Local fruit shops. Especially if the styro box is damaged, they're more than happy to give it away.


----------



## damian83 (Jan 10, 2013)

Go see Southport obriens they will give you plenty if you tell them Damian from lismore sent you


----------



## joelysmoley (Jan 10, 2013)

Haha Thanks i will go have a look around


----------



## dragonlover1 (Jan 10, 2013)

it's easier to get for free than to try and buy it,check out the back of any shopping centre,especially the white goods places


----------



## Gonemad (Jan 10, 2013)

Retravision has it for free! Just ask they will gladly give it to you to save tip fees! Nice sheet sizes too!


----------



## J-A-X (Jan 10, 2013)

silent36 said:


> agree with cadwallader i got mine from back of hervey norman i haveit for sale on here somewhere



You have what for sale ? Foam ?


I've never paid for foam, as suggested make friends with the local electrical place, they have some pieces that are nice and chunky as well as flatter pieces . My green grocer keeps boxes for me , I've asked him to stop, I've got enough foam to make at least another twenty good size enclosures and I'm running out of room in the shed !


----------



## silent36 (Jan 10, 2013)

JaxRtfm said:


> You have what for sale ? Foam ?
> 
> 
> I've never paid for foam, as suggested make friends with the local electrical place, they have some pieces that are nice and chunky as well as flatter pieces . My green grocer keeps boxes for me , I've asked him to stop, I've got enough foam to make at least another twenty good size enclosures and I'm running out of room in the shed !

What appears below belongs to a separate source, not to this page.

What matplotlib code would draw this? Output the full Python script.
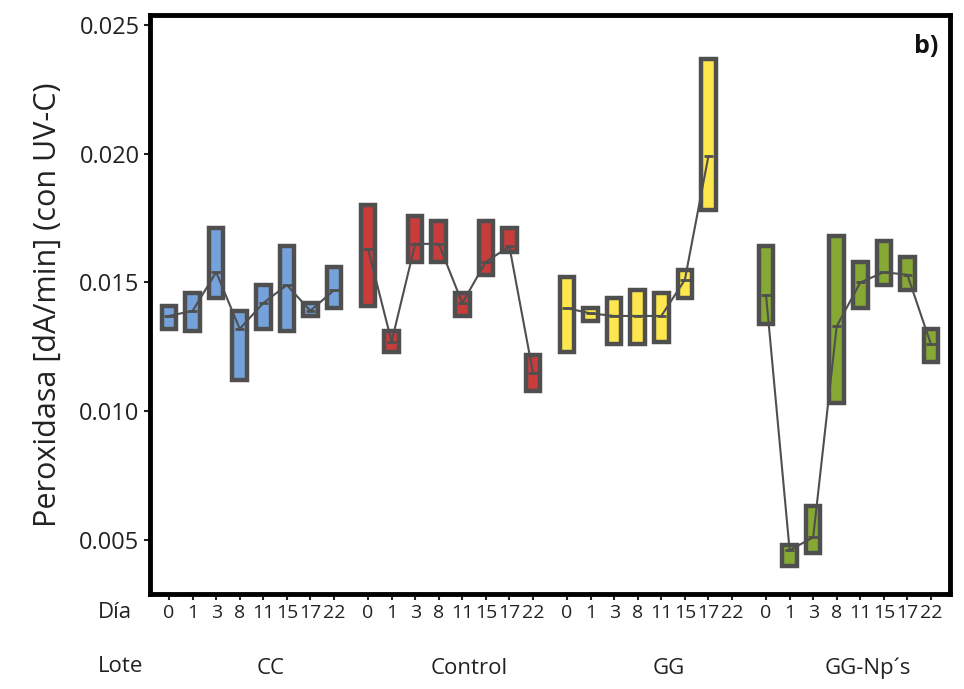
import numpy as np
import matplotlib.pyplot as plt

# Peroxidasa (con UV-C): cajas por lote y día de almacenamiento
dias = ['0', '1', '3', '8', '11', '15', '17', '22']
lotes = ['CC', 'Control', 'GG', 'GG-Np´s']
colores = ['#76a2dc', '#c83c3c', '#fde74c', '#86a834']

cc_q1 = [0.0132, 0.0131, 0.0144, 0.0112, 0.0132, 0.0131, 0.0137, 0.0140]
cc_q3 = [0.0141, 0.0146, 0.0171, 0.0139, 0.0149, 0.0164, 0.0142, 0.0156]
cc_media = [0.0137, 0.0139, 0.0154, 0.0132, 0.0142, 0.0149, 0.0139, 0.0147]

control_q1 = [0.0141, 0.0123, 0.0158, 0.0158, 0.0137, 0.0153, 0.0162, 0.0108]
control_q3 = [0.0180, 0.0131, 0.0176, 0.0174, 0.0146, 0.0174, 0.0171, 0.0122]
control_media = [0.0163, 0.0127, 0.0165, 0.0165, 0.0142, 0.0158, 0.0164, 0.0115]

gg_q1 = [0.0123, 0.0135, 0.0126, 0.0126, 0.0127, 0.0144, 0.0178, np.nan]
gg_q3 = [0.0152, 0.0140, 0.0144, 0.0147, 0.0146, 0.0155, 0.0237, np.nan]
gg_media = [0.0140, 0.0138, 0.0137, 0.0137, 0.0137, 0.0151, 0.0199, np.nan]

np_q1 = [0.0134, 0.0040, 0.0045, 0.0103, 0.0140, 0.0149, 0.0147, 0.0119]
np_q3 = [0.0164, 0.0048, 0.0063, 0.0168, 0.0158, 0.0166, 0.0160, 0.0132]
np_media = [0.0145, 0.0046, 0.0051, 0.0133, 0.0150, 0.0154, 0.0153, 0.0126]

q1s = [cc_q1, control_q1, gg_q1, np_q1]
q3s = [cc_q3, control_q3, gg_q3, np_q3]
medias = [cc_media, control_media, gg_media, np_media]

gris = '#4f4f4f'
texto = '#222222'
fuente = 'Open Sans'
separacion = 0.45

fig = plt.figure(figsize=(9.64, 6.89), dpi=100)
ax = fig.add_axes([150 / 964, 95 / 689, 800 / 964, 579 / 689])

todas_pos = []
for g, lote in enumerate(lotes):
    pos = g * (len(dias) + separacion) + np.arange(len(dias))
    todas_pos.extend(pos)
    q1 = np.array(q1s[g])
    q3 = np.array(q3s[g])
    ax.bar(pos, q3 - q1, bottom=q1, width=0.62, color=colores[g],
           edgecolor=gris, linewidth=3.2, zorder=2)
    ax.hlines(medias[g], pos - 0.2, pos + 0.2, color=gris, lw=2, zorder=3)
    ax.plot(pos, medias[g], color=gris, lw=1.5, zorder=3)

ax.set_xlim(-0.81, 33.16)
ax.set_ylim(0.0029, 0.02539)
ax.set_yticks([0.005, 0.010, 0.015, 0.020, 0.025])
ax.set_yticklabels(['0.005', '0.010', '0.015', '0.020', '0.025'],
                   fontsize=17, family=fuente, color=texto)
ax.set_xticks(todas_pos)
ax.set_xticklabels(dias * len(lotes), fontsize=14, family=fuente, color=texto)
ax.tick_params(axis='both', length=4, width=1.5, color=texto)
ax.tick_params(axis='x', pad=3)

for sp in ax.spines.values():
    sp.set_linewidth(3.5)
    sp.set_color('black')

ax.set_ylabel('Peroxidasa [dA/min] (con UV-C)', fontsize=22,
              family=fuente, color=texto, labelpad=12)

ax.text(0.985, 0.945, 'b)', transform=ax.transAxes, ha='right', va='center',
        fontsize=18, fontweight='bold', family=fuente, color='#111111')

fig.text(98 / 964, 1 - 612 / 689, 'Día', fontsize=16, va='center',
         family=fuente, color=texto)
fig.text(98 / 964, 1 - 667 / 689, 'Lote', fontsize=16, va='center',
         family=fuente, color=texto)
for g, lote in enumerate(lotes):
    xc = g * (len(dias) + separacion) + 4.3
    ax.text(xc, -0.128, lote, transform=ax.get_xaxis_transform(),
            ha='center', va='center', fontsize=16, family=fuente, color=texto)

fig.savefig('out.png', dpi=100)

nah the enclosure i built is for sale here with the foam rockwall background sorry heeh


----------



## J-A-X (Jan 10, 2013)

my mistake, its been a long day and reading is making my brain hurt 

I just thought selling foam that you got for free was a bit cheeky -


----------



## Bluetongue1 (Jan 10, 2013)

If you want some good sized flat sheets as a starting point, aquarium shops are the go as they come packed in sheets of foam.


----------



## brettc (Jan 11, 2013)

Hi saw a place in Ashmore what sell it


----------



## Gruni (Jan 11, 2013)

I got thick rigid sheets from the Harvey Norman dumpster... also got some chunky bits too.


----------



## justin91 (Jan 11, 2013)

I got all mine from work. I work in fruit veg section of coles. Just go into any coles and they'll be more than willing to give you as much as you need for free


----------



## apprenticegnome (Jan 11, 2013)

If all else fails and you don't mind paying try insulation suppliers. I buy mine from an insulation supplier in Newcastle. Comes clean, can get size/thickness you desire and is not that expensive, certainly less expensive than from aquarium shops I have tried.


----------



## Chris (Jan 11, 2013)

I'm building a rockwall for a monitor enclosure & am using some large styrene foam blocks, they're 300x300x100, I'm just gluing them together with liquid nails.


----------